Welcome to You Ask Andy

Ferne Reynolds, age 12, of Calgary, Alberta, Canada, for her question:

What kind of wind is the chinook?

In Calgary you live where the chinook wind blows. In winter, nothing is more welcome than its warm, dry breezes. Old timers can read the cloudy patterns in the sky and predict when the balmy chinook is on its way down the eastern slopes onto the plains.

The major weather fronts circle the globe in the belts of the prevailing winds. In this major meteorological picture there are minor disturbances known as local weather events. Most of them are produced by local geographic items, such as seas and mountains. The chinook wind is a local weather event, a child of the western mountains. A similar wind arises on the northern slopes of the Alps. There it is called the foehn wind.

Our North American foehn was named for the Chinook Indians, alias the Flatheads, who bound their growing skulls to conform with their ideas of human beauty. The southwest wind blew from the direction of the Chinook's domain and it seemed logical to call it the Chinook wind. Often it swoops down the eastern slopes of the Rocky Mountains in mid winter with gusty breezes warm enough to melt deep snow drifts. In a few hours, it may raise the wintry temperature 50 or even 60 degrees.

As it comes, the advancing warm, dry air clears wintry clouds from the sky. Sometimes' it sweeps in a swooping curve. Part of the sky is clear, leaving a curtained arch of clouds on one side. Old timers look to the western sky for this sign of the waning Chinook. Most people are contented merely to enjoy it. But some want to know what causes it.

The welcome wind is started by pressure differences on the western and eastern sides of the mountains. On the windward side, the prevailing westerlies bring layers of moisture¬laden air to the western slopes. Sooner or later it is pushed from behind and forced to climb. As it rises, it expands and cools. Higher up it drops its moisture and the peaks are crowned with fresh layers of snow.

Over the hump, the weather conditions change. The light, cool air toboggans down the slopes, piling up as it goes. The crowded molecules in the descending air become warm. And the warm Chinook wind swoops all the way down the slopes and on over the plain. As a rule, it sheds its moisture on the peaks. It has no more vapor to create snow or rain and almost always the warm Chinook is a dry wind.

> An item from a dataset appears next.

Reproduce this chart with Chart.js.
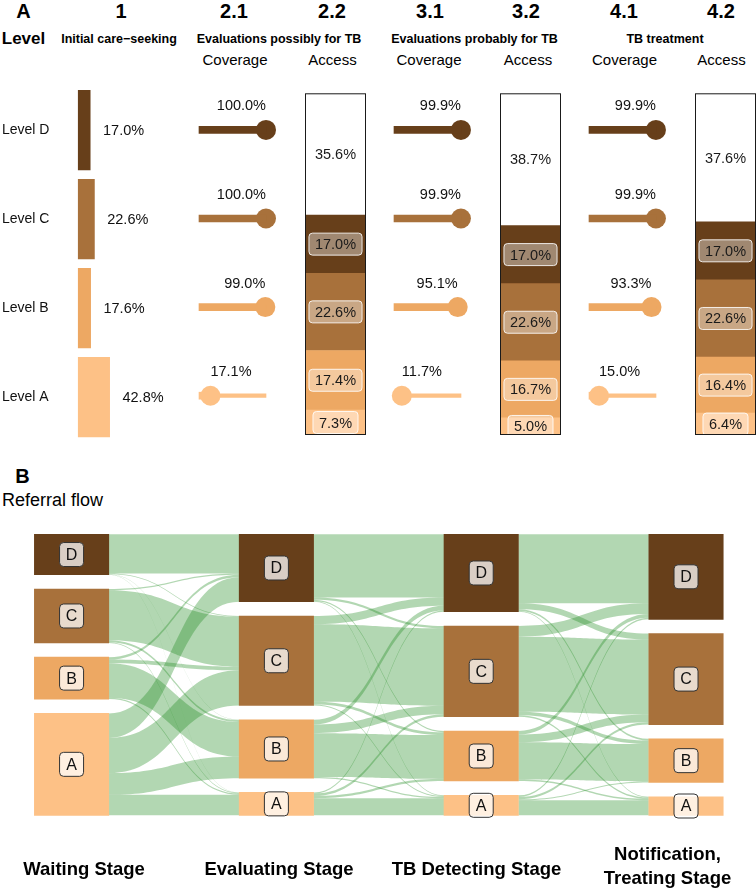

The Chinook follows a general rule of air that is forced to climb over a mountain range. As it rises, the air expands and as it expands it cools. As it descends down the other side, it warms up by a weather process called adiabatic heating. When it reaches the eastern slopes, the Chinook is warmer and drier than it was at the same level on the western slope. Climbing the mountains and going down the other side made it warm and thirsty.